A simple everyday picture: you sit at your kitchen table, your phone buzzing beside a lukewarm cup of coffee. The surface of the coffee has that thin skin of cooled foam, and the room is quiet except for the distant hum of traffic. You look at your to-do list: twenty items, all small, none truly important. If you followed these words, you might cross out most of them. You might keep three: call your mom, walk outside for twenty minutes, finish the one task that actually moves your life in the direction you care about. The rest can wait, or vanish.

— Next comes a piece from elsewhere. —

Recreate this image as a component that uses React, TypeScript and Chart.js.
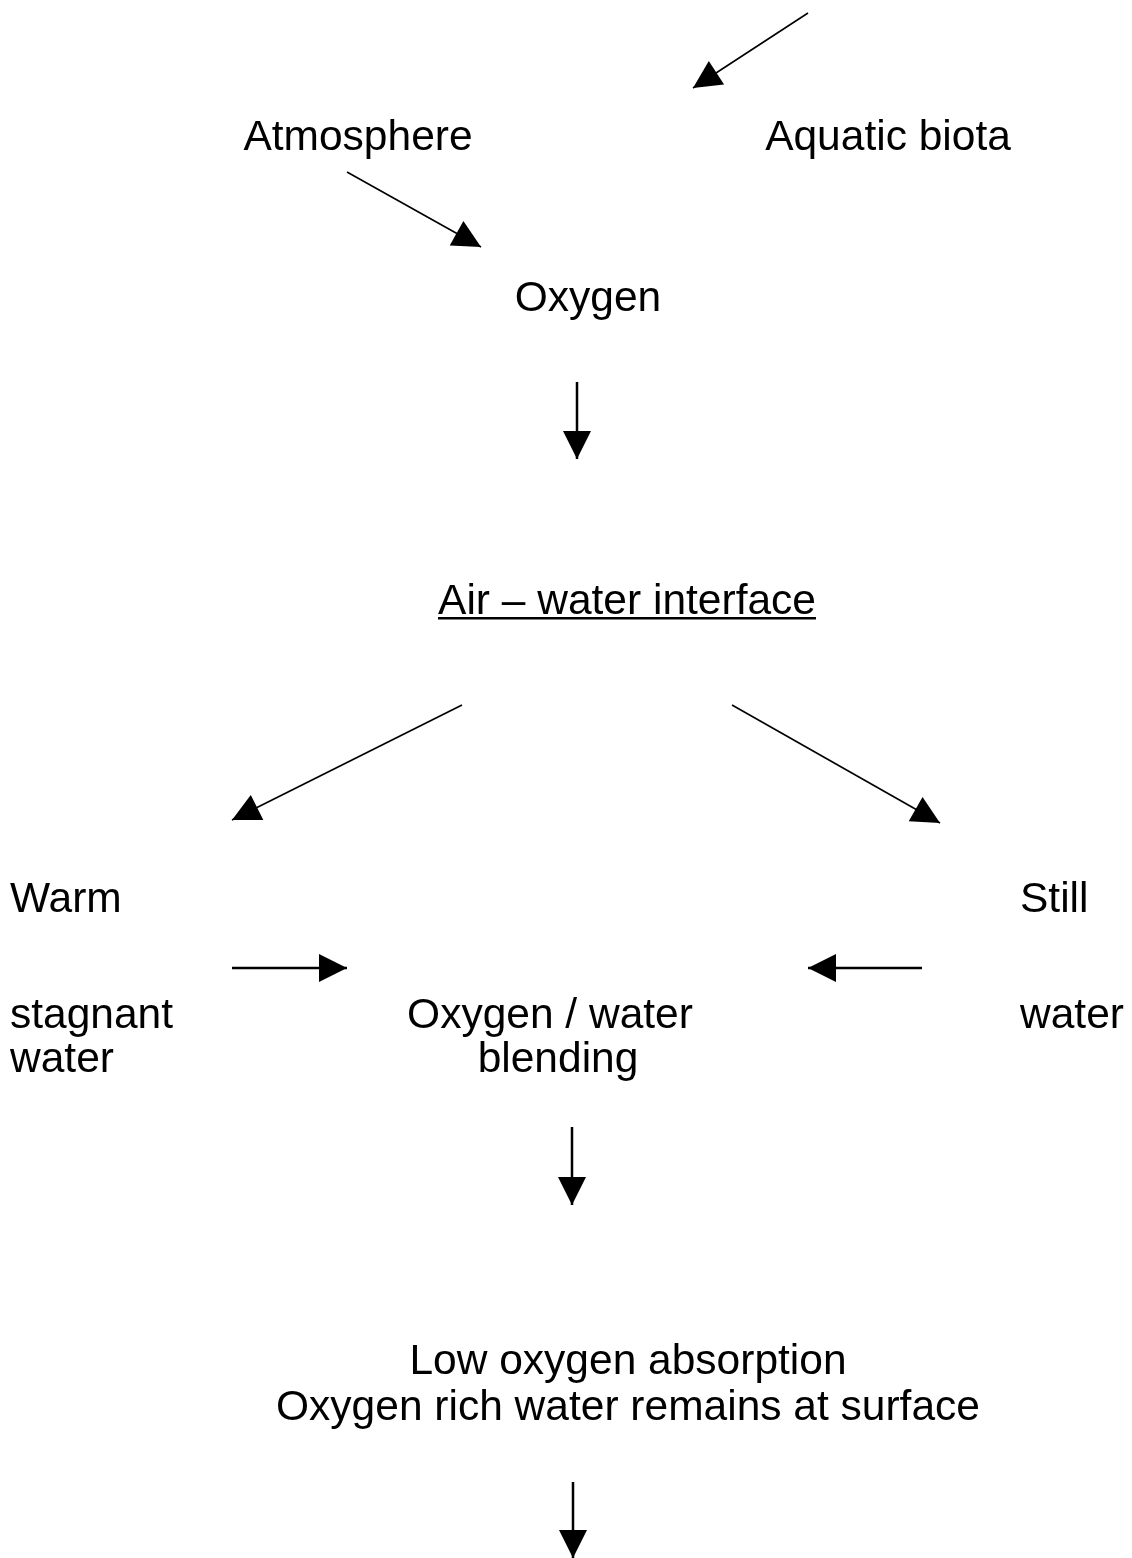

I think these words are braver than most productivity advice, because they are not about squeezing more into the same space; they are about choosing a different kind of space. They are not telling you to manage your details better. They are asking you to have fewer details that matter more. That is a harder, more honest request.

Still, the quote does not totally fit every corner of life. Some details are acts of love: remembering a birthday, refilling a prescription, checking a child's backpack so they feel cared for. In real life, you cannot always strip everything down to the bare minimum. You live in a world of forms and logistics, of school emails and rent payments. The wisdom here is not that detail is always the enemy, but that unexamined detail quietly becomes the master. The real invitation is to step back often enough to ask: which details serve your life, and which ones are slowly eating it?

The Background Behind the Quote

Henry David Thoreau lived in the United States in the 1800s, a time when the country was changing quickly. Industry was growing, cities were expanding, trains were shrinking distances, and life was becoming more organized around clocks, schedules, and production. Even then, people were beginning to feel the pull of busyness and the pressure to be useful every moment of the day.

Thoreau was part of a group of thinkers who cared deeply about inner life, conscience, and the natural world. They were suspicious of a culture that measured human worth by productivity, profit, or social status. When he spoke about life being "frittered away by detail," he was responding to a society that was already learning to value efficiency over depth, and accumulation over presence. His words are not a vague complaint; they push against a way of living that treats people like parts in a machine.

His call to "Simplify, simplify" made sense in an era of rising complexity and material comfort. Many people around him were gaining more things but not necessarily more meaning. He suggested that by owning less, rushing less, and paying closer attention, you might actually live more fully. Interestingly, the culture that made his words necessary then has only intensified now. Screens, constant connection, and endless choice have multiplied the details in your life, which is why his old warning still feels startlingly current.

About Henry David Thoreau

Henry David Thoreau, who was born in 1817 and died in 1862, was an American writer, thinker, and observer of nature whose work still speaks strongly to people wondering how to live more honestly. He grew up in Massachusetts, spent much of his life in and around the town of Concord, and was closely linked to other New England thinkers who cared about individual conscience, spiritual depth, and the natural world.

Thoreau is best known for his book "Walden," where he describes living simply in a small cabin by a pond, and for his essay "Civil Disobedience," which argues that you must sometimes resist unjust laws. He did not just write about ideas from a distance; he tested them in the way he chose to live, stripping away many comforts and expectations of his time.

He is remembered as someone who questioned the rush toward material success and busy respectability. Instead, he asked what it means to be truly awake to your own life. The quote about life being "frittered away by detail" fits right into this larger view. Thoreau believed that when you are buried in small concerns, you miss the chance to live deliberately, with clear eyes and a steady heart. His call to simplify is not about austerity for its own sake; it is about freeing space in your days, and in your mind, for what you quietly know matters most.